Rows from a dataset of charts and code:
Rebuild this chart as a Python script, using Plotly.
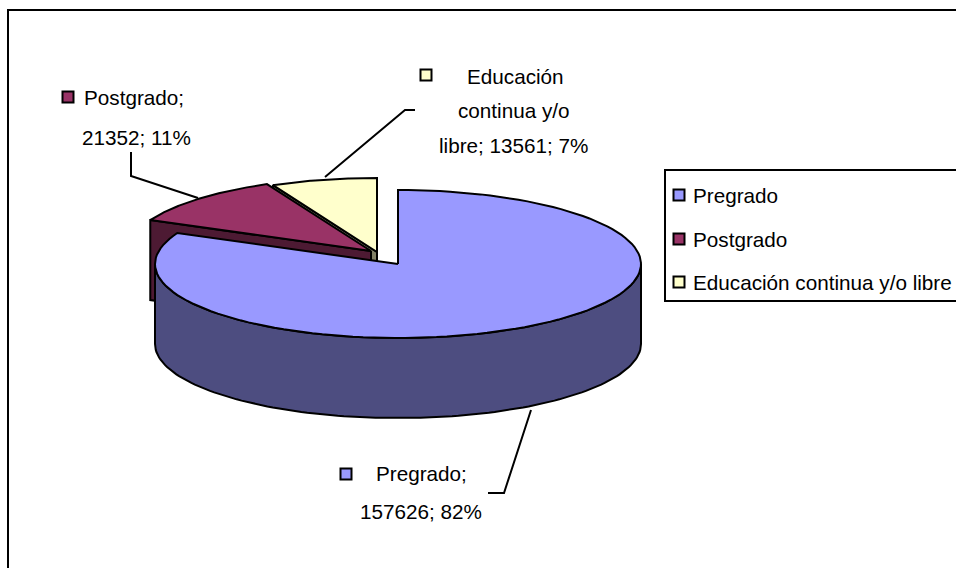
import numpy as np
import plotly.graph_objects as go

categories = ["Pregrado", "Postgrado", "Educación continua y/o libre"]
values = [157626, 21352, 13561]
percent_labels = [82, 11, 7]

top_colors = ["#9999FF", "#993366", "#FFFFCC"]
side_colors = ["#4D4D80", "#4D1A33", "#808066"]
centers = [(398, 264), (371, 251), (377, 252)]
RX, RY, DEPTH = 243, 74, 80
LW = 2
FONT = "Liberation Sans"
FS = 20.7

total = sum(values)
fractions = np.array(values) / total
starts = np.concatenate([[0], np.cumsum(fractions)[:-1]]) * 360
ends = np.cumsum(fractions) * 360


def rim(center, a0, a1, dy=0, n=120):
    t = np.radians(np.linspace(a0, a1, n))
    return center[0] + RX * np.sin(t), center[1] - RY * np.cos(t) + dy


def poly(xs, ys, fill):
    return go.Scatter(x=list(xs), y=list(ys), mode="lines", fill="toself", fillcolor=fill,
                      line=dict(color="black", width=LW), hoverinfo="skip", showlegend=False)


def radial_face(center, angle, fill):
    ex, ey = rim(center, angle, angle, n=1)
    return poly([center[0], ex[0], ex[0], center[0], center[0]],
                [center[1], ey[0], ey[0] + DEPTH, center[1] + DEPTH, center[1]], fill)


def wedge(center, a0, a1, fill):
    x, y = rim(center, a0, a1)
    return poly(np.r_[center[0], x, center[0]], np.r_[center[1], y, center[1]], fill)


fig = go.Figure()

# yellow slice: radial face then top
fig.add_trace(radial_face(centers[2], starts[2], side_colors[2]))
fig.add_trace(wedge(centers[2], starts[2], ends[2], top_colors[2]))
# red slice
fig.add_trace(radial_face(centers[1], starts[1], side_colors[1]))
fig.add_trace(wedge(centers[1], starts[1], ends[1], top_colors[1]))
# main slice: outer wall then top
xt, yt = rim(centers[0], 90, 270)
xb, yb = rim(centers[0], 270, 90, dy=DEPTH)
fig.add_trace(poly(np.r_[xt, xb, xt[0]], np.r_[yt, yb, yt[0]], side_colors[0]))
fig.add_trace(wedge(centers[0], starts[0], ends[0], top_colors[0]))

# leader lines
leaders = [
    ([488, 504, 531], [493, 493, 410]),
    ([131, 131, 198], [152, 176, 198]),
    ([415, 405, 325], [110, 110, 177]),
]
for lx, ly in leaders:
    fig.add_trace(go.Scatter(x=lx, y=ly, mode="lines", line=dict(color="black", width=LW),
                             hoverinfo="skip", showlegend=False))

# swatches for data labels and legend
swatch_pos = [(346, 474), (68, 97), (426, 75)]
legend_pos = [(679, 195), (679, 239), (679, 282)]
for i in range(3):
    fig.add_trace(go.Scatter(
        x=[swatch_pos[i][0], legend_pos[i][0]], y=[swatch_pos[i][1], legend_pos[i][1]], mode="markers",
        marker=dict(symbol="square", size=11, color=top_colors[i], line=dict(color="black", width=2)),
        hoverinfo="skip", showlegend=False))

annotations = []


def text(x, y, s, anchor="center"):
    annotations.append(dict(x=x, y=y, text=s, showarrow=False, xanchor=anchor, yanchor="middle",
                            font=dict(family=FONT, size=FS, color="black")))


text(421, 473, f"{categories[0]};")
text(421, 511, f"{values[0]}; {percent_labels[0]}%")
text(134, 97, f"{categories[1]};")
text(136, 137, f"{values[1]}; {percent_labels[1]}%")
words = categories[2].split(" ")
text(515, 76, words[0])
text(514, 110, f"{words[1]} {words[2]}")
text(514, 145, f"{words[3]}; {values[2]}; {percent_labels[2]}%")
for i in range(3):
    text(691, legend_pos[i][1], categories[i], anchor="left")

shapes = [
    dict(type="rect", xref="x", yref="y", x0=8, y0=10, x1=990, y1=600,
         line=dict(color="black", width=2), fillcolor="rgba(0,0,0,0)", layer="below"),
    dict(type="rect", xref="x", yref="y", x0=665, y0=170, x1=990, y1=301,
         line=dict(color="black", width=2), fillcolor="white", layer="below"),
]

fig.update_layout(
    width=956, height=568, autosize=False,
    margin=dict(l=0, r=0, t=0, b=0),
    paper_bgcolor="white", plot_bgcolor="white",
    xaxis=dict(range=[0, 956], visible=False, fixedrange=True),
    yaxis=dict(range=[568, 0], visible=False, fixedrange=True),
    annotations=annotations, shapes=shapes, showlegend=False,
)
fig.write_html("out.html", config=dict(displayModeBar=False),
               post_script="document.body.style.margin='0';document.body.style.overflow='hidden';")
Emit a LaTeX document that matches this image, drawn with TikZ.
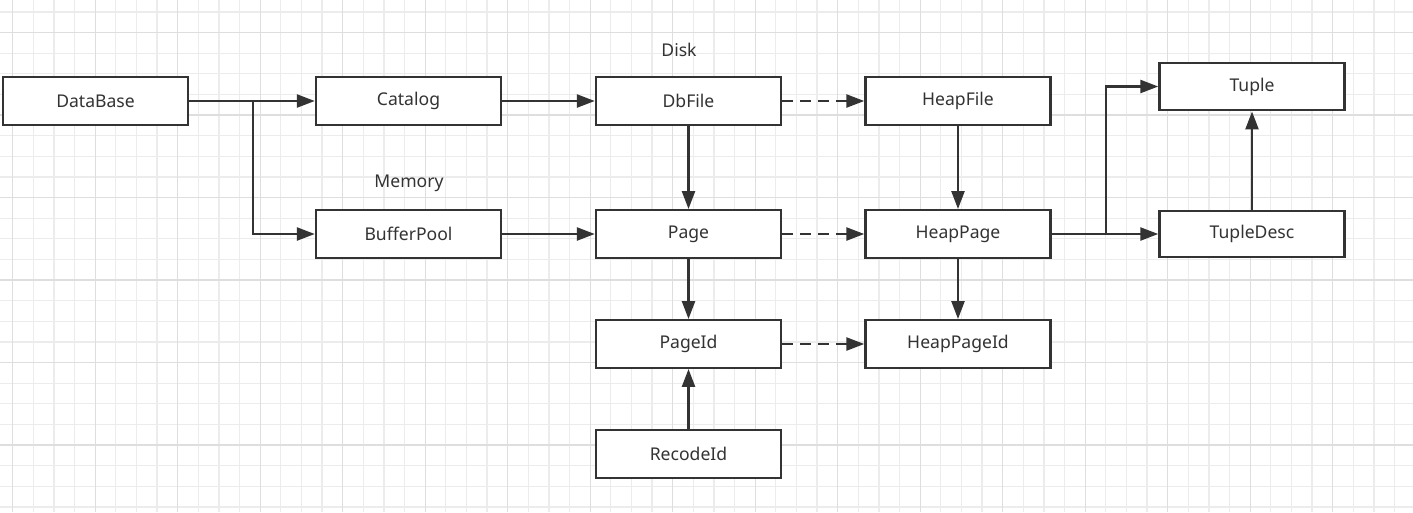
\documentclass[tikz,border=0pt]{standalone}
\usepackage{fontspec}
\setmainfont{Noto Sans}
\usetikzlibrary{arrows.meta}

\definecolor{gridl}{RGB}{236,236,236}
\definecolor{gridd}{RGB}{222,222,222}
\definecolor{inkd}{RGB}{51,51,51}

\tikzset{
    box/.style = {draw = inkd, fill = white, line width = 1.4pt, minimum width = 3.7cm, minimum height = 0.95cm, inner sep = 0pt, text = inkd, font = \fontsize{10}{12}\selectfont},
    lab/.style = {text = inkd, font = \fontsize{10}{12}\selectfont},
    arr/.style = {draw = inkd, line width = 1.4pt, -{Triangle[length = 0.36cm, width = 0.26cm]}},
    darr/.style = {arr, dash pattern = on 0.22cm off 0.14cm}
}

\begin{document}
\begin{tikzpicture}[x = 0.02cm, y = -0.02cm]
                    \useasboundingbox (0,0) rectangle (1413,512);
                    \fill[white] (0,0) rectangle (1413,512);
                    \foreach \i in {0,...,68}
                        {\draw[gridl, line width = 0.7pt] ({12.7 + \i*20.625},0) -- ++(0,512);}
                    \foreach \j in {0,...,24}
                        {\draw[gridl, line width = 0.7pt] (0,{11.9 + \j*20.625}) -- ++(1413,0);}
                    \foreach \i in {0,4,...,68}
                        {\draw[gridd, line width = 0.7pt] ({12.7 + \i*20.625},0) -- ++(0,512);}
                    \foreach \j in {1,5,...,24}
                        {\draw[gridd, line width = 0.7pt] (0,{11.9 + \j*20.625}) -- ++(1413,0);}
                    % boxes
                    \node[box] (dbase) at (95.5,101) {DataBase};
                    \node[box] (catalog) at (408.5,101) {Catalog};
                    \node[box] (bpool) at (408.5,234) {BufferPool};
                    \node[box] (dbfile) at (688.5,101) {DbFile};
                    \node[box] (page) at (688.5,234) {Page};
                    \node[box] (pageid) at (688.5,344) {PageId};
                    \node[box] (recid) at (688.5,454) {RecodeId};
                    \node[box] (hfile) at (958,101) {HeapFile};
                    \node[box] (hpage) at (958,234) {HeapPage};
                    \node[box] (hpageid) at (958,344) {HeapPageId};
                    \node[box] (tuple) at (1252,86.5) {Tuple};
                    \node[box, minimum height = 0.92cm] (tdesc) at (1252,234) {TupleDesc};
                    \node[lab] (disk) at (679,50) {Disk};
                    \node[lab] (mem) at (409,183) {Memory};
                    % links
                    \coordinate (split1) at (253,101);
                    \coordinate (split2) at (1106,234);
                    \draw[arr] (dbase) -- (catalog);
                    \draw[arr] (split1) |- (bpool);
                    \draw[arr] (catalog) -- (dbfile);
                    \draw[arr] (bpool) -- (page);
                    \draw[arr] (dbfile) -- (page);
                    \draw[arr] (page) -- (pageid);
                    \draw[arr] (recid) -- (pageid);
                    \draw[arr] (hfile) -- (hpage);
                    \draw[arr] (hpage) -- (hpageid);
                    \draw[arr] (hpage) -- (tdesc);
                    \draw[arr] (split2) |- (tuple);
                    \draw[arr] (tdesc) -- (tuple);
                    \draw[darr] (dbfile) -- (hfile);
                    \draw[darr] (page) -- (hpage);
                    \draw[darr] (pageid) -- (hpageid);
                \end{tikzpicture}
\end{document}
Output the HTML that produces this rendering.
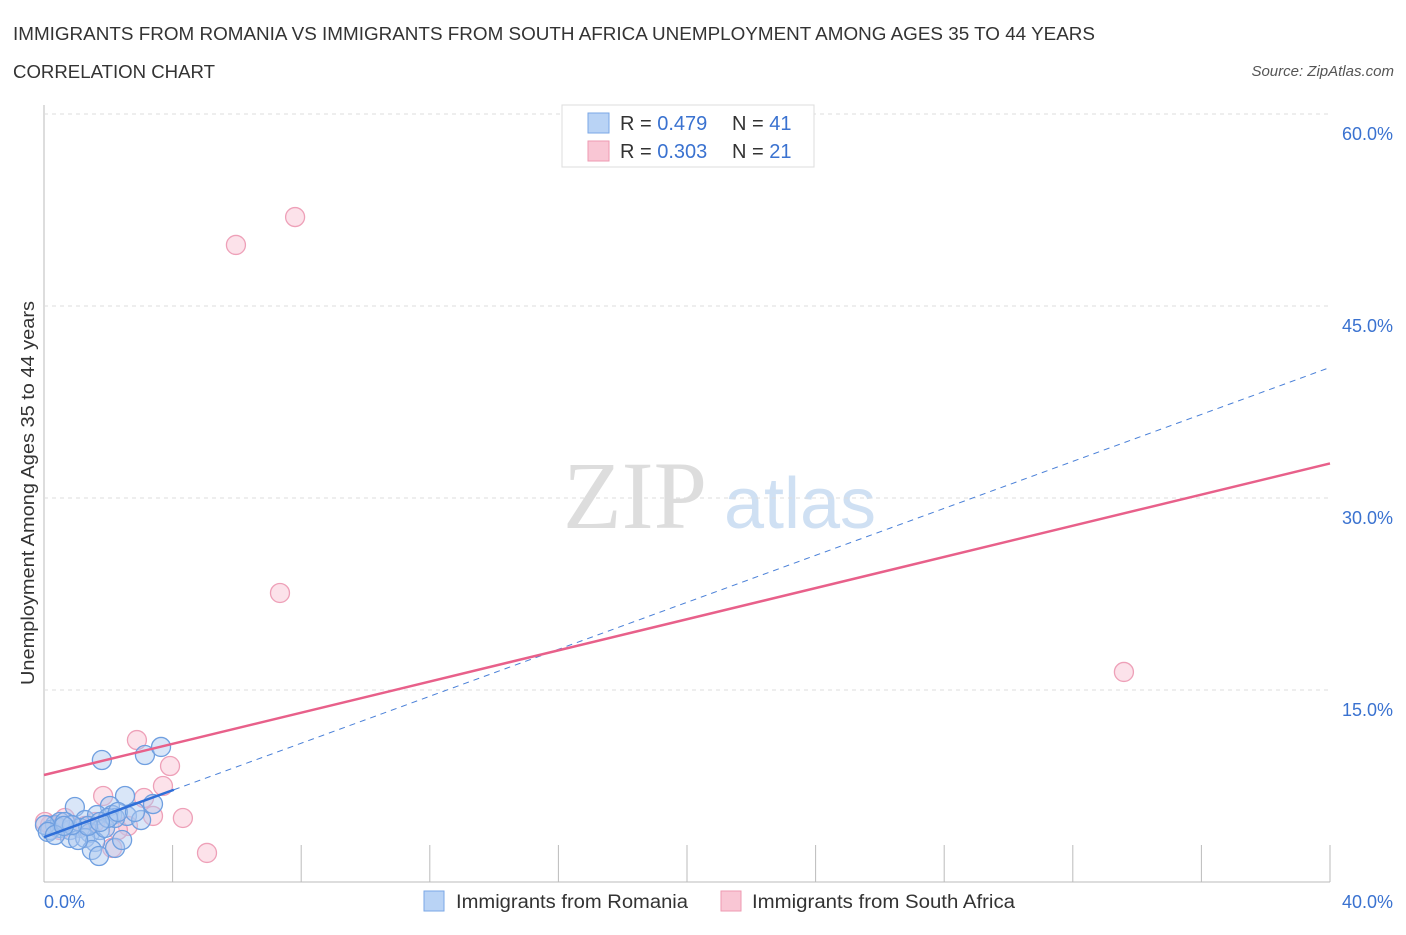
<!DOCTYPE html>
<html><head><meta charset="utf-8"><style>
body{margin:0;background:#fff;font-family:"Liberation Sans",sans-serif;}
svg text{font-family:"Liberation Sans",sans-serif;}
</style></head><body>
<svg id="c" width="1406" height="930" xmlns="http://www.w3.org/2000/svg">
<text x="13" y="40" font-size="18" fill="#333" textLength="1082" lengthAdjust="spacingAndGlyphs">IMMIGRANTS FROM ROMANIA VS IMMIGRANTS FROM SOUTH AFRICA UNEMPLOYMENT AMONG AGES 35 TO 44 YEARS</text>
<text x="13" y="78" font-size="18" fill="#333" textLength="202" lengthAdjust="spacingAndGlyphs">CORRELATION CHART</text>
<text x="1394" y="76" font-size="15" fill="#555" font-style="italic" text-anchor="end">Source: ZipAtlas.com</text>
<text x="635" y="528" font-size="96" fill="#ddd" text-anchor="middle" style="font-family:'Liberation Serif',serif">ZIP</text>
<text x="800" y="528" font-size="72" fill="#cfe0f3" text-anchor="middle">atlas</text>
<text transform="translate(34,493) rotate(-90)" font-size="18" fill="#333" text-anchor="middle" textLength="384" lengthAdjust="spacingAndGlyphs">Unemployment Among Ages 35 to 44 years</text>
<g id="grid"></g><g id="pts"></g><g id="lines"></g>
<g>
<rect x="562" y="105" width="252" height="62" fill="#fff" stroke="#ddd"/>
<rect x="588" y="113" width="21" height="20" fill="#b9d3f5" stroke="#7aa7e6"/>
<rect x="588" y="141" width="21" height="20" fill="#f9c6d4" stroke="#ee9ab2"/>
<text x="620" y="130" font-size="20" fill="#333">R = <tspan fill="#3a72d0">0.479</tspan><tspan x="732">N = </tspan><tspan fill="#3a72d0">41</tspan></text>
<text x="620" y="158" font-size="20" fill="#333">R = <tspan fill="#3a72d0">0.303</tspan><tspan x="732">N = </tspan><tspan fill="#3a72d0">21</tspan></text>
</g>
<g>
<rect x="424" y="891" width="20" height="20" fill="#b9d3f5" stroke="#7aa7e6"/>
<text x="456" y="908" font-size="19" fill="#333" textLength="232" lengthAdjust="spacingAndGlyphs">Immigrants from Romania</text>
<rect x="721" y="891" width="20" height="20" fill="#f9c6d4" stroke="#ee9ab2"/>
<text x="752" y="908" font-size="19" fill="#333" textLength="263" lengthAdjust="spacingAndGlyphs">Immigrants from South Africa</text>
</g>
</svg>
<script>
const blueX=[1.80,3.14,3.64,2.52,2.05,3.39,0.96,1.28,1.65,2.12,2.58,3.02,0.34,0.19,0.50,0.81,1.12,1.43,1.74,0.81,1.28,1.59,1.90,2.21,1.49,1.71,2.21,2.43,0.50,0.03,0.12,0.65,1.06,1.37,1.99,2.30,2.83,1.74,0.87,0.34,0.62];
const blueY=[9.53,9.92,10.55,6.72,5.94,6.09,5.86,4.84,5.23,5.23,5.16,4.84,4.45,4.06,4.22,4.06,4.22,3.83,4.06,3.44,3.44,3.13,4.22,5.00,2.50,2.03,2.66,3.28,4.69,4.45,3.91,4.69,3.28,4.38,5.00,5.47,5.47,4.69,4.45,3.67,4.38];
const pinkX=[7.81,5.97,7.34,33.59,2.89,3.92,3.70,1.84,3.11,4.32,3.39,5.07,2.61,2.30,0.19,0.03,0.50,1.28,1.59,0.65,2.12];
const pinkY=[51.95,49.77,22.58,16.41,11.09,9.06,7.50,6.72,6.56,5.00,5.16,2.27,4.38,4.06,4.45,4.69,4.06,4.38,4.69,5.00,2.66];
const yTicks=[15,30,45,60];
const yTickLabels=["15.0%","30.0%","45.0%","60.0%"];
const xTicks=[0,4,8,12,16,20,24,28,32,36,40];
const blueTrend=[3.5,40.2];
const pinkTrend=[8.36,32.7];
const NS="http://www.w3.org/2000/svg";
const X=v=>44+v*32.15, Y=v=>882-v*12.8;
function mk(t,a,p){const e=document.createElementNS(NS,t);for(const k in a)e.setAttribute(k,a[k]);p.appendChild(e);return e;}
const grid=document.getElementById('grid'),pts=document.getElementById('pts'),lines=document.getElementById('lines');
let ax=mk('line',{x1:44,y1:105,x2:44,y2:882,stroke:'#bbb'},grid);


let bx=mk('line',{x1:44,y1:882,x2:1330,y2:882,stroke:'#bbb'},grid);


yTicks.forEach((t,i)=>{
 const g=mk('line',{x1:44,y1:Y(t),x2:1330,y2:Y(t),stroke:'#ddd','stroke-dasharray':'4,4'},grid);
 
 
 const l=mk('text',{x:1393,y:Y(t)+26,'font-size':18,fill:'#3a72d0','text-anchor':'end'},grid);l.textContent=yTickLabels[i];
 
 
});
xTicks.forEach(t=>{
 const g=mk('line',{x1:X(t),y1:845,x2:X(t),y2:882,stroke:'#bbb'},grid);
 
 
});
[["0.0%",44,'start'],["40.0%",1393,'end']].forEach(a=>{
 const l=mk('text',{x:a[1],y:908,'font-size':18,fill:'#3a72d0','text-anchor':a[2]},grid);l.textContent=a[0];
 
 
});
pinkX.forEach((v,i)=>{
 const c=mk('circle',{cx:X(v),cy:Y(pinkY[i]),r:9.5,fill:'rgba(249,190,208,0.45)',stroke:'#eea0b8','stroke-width':1.3},pts);
 
 
});
blueX.forEach((v,i)=>{
 const c=mk('circle',{cx:X(v),cy:Y(blueY[i]),r:9.5,fill:'rgba(170,200,240,0.45)',stroke:'#6f9fe0','stroke-width':1.3},pts);
 
 
});
const bt=x=>blueTrend[0]+(blueTrend[1]-blueTrend[0])*x/40, pt=x=>pinkTrend[0]+(pinkTrend[1]-pinkTrend[0])*x/40;
let l1=mk('line',{x1:X(4.04),y1:Y(bt(4.04)),x2:X(40),y2:Y(bt(40)),stroke:'#4a80d8','stroke-width':1,'stroke-dasharray':'6,5'},lines);


let l2=mk('line',{x1:X(0),y1:Y(bt(0)),x2:X(4.04),y2:Y(bt(4.04)),stroke:'#2f6fd8','stroke-width':2.5},lines);


let l3=mk('line',{x1:X(0),y1:Y(pt(0)),x2:X(40),y2:Y(pt(40)),stroke:'#e8608a','stroke-width':2.5},lines);


</script>
</body></html>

== What you will do ==
With all pictures left out, please transcribe exactly the lines from the start of the material through the line with "fig = go.Figure()".

== Complete output ==
Rebuild this chart as a Python script, using Plotly.
import numpy as np
import plotly.graph_objects as go

categories = ["Pregrado", "Postgrado", "Educación continua y/o libre"]
values = [157626, 21352, 13561]
percent_labels = [82, 11, 7]

top_colors = ["#9999FF", "#993366", "#FFFFCC"]
side_colors = ["#4D4D80", "#4D1A33", "#808066"]
centers = [(398, 264), (371, 251), (377, 252)]
RX, RY, DEPTH = 243, 74, 80
LW = 2
FONT = "Liberation Sans"
FS = 20.7

total = sum(values)
fractions = np.array(values) / total
starts = np.concatenate([[0], np.cumsum(fractions)[:-1]]) * 360
ends = np.cumsum(fractions) * 360


def rim(center, a0, a1, dy=0, n=120):
    t = np.radians(np.linspace(a0, a1, n))
    return center[0] + RX * np.sin(t), center[1] - RY * np.cos(t) + dy


def poly(xs, ys, fill):
    return go.Scatter(x=list(xs), y=list(ys), mode="lines", fill="toself", fillcolor=fill,
                      line=dict(color="black", width=LW), hoverinfo="skip", showlegend=False)


def radial_face(center, angle, fill):
    ex, ey = rim(center, angle, angle, n=1)
    return poly([center[0], ex[0], ex[0], center[0], center[0]],
                [center[1], ey[0], ey[0] + DEPTH, center[1] + DEPTH, center[1]], fill)


def wedge(center, a0, a1, fill):
    x, y = rim(center, a0, a1)
    return poly(np.r_[center[0], x, center[0]], np.r_[center[1], y, center[1]], fill)


fig = go.Figure()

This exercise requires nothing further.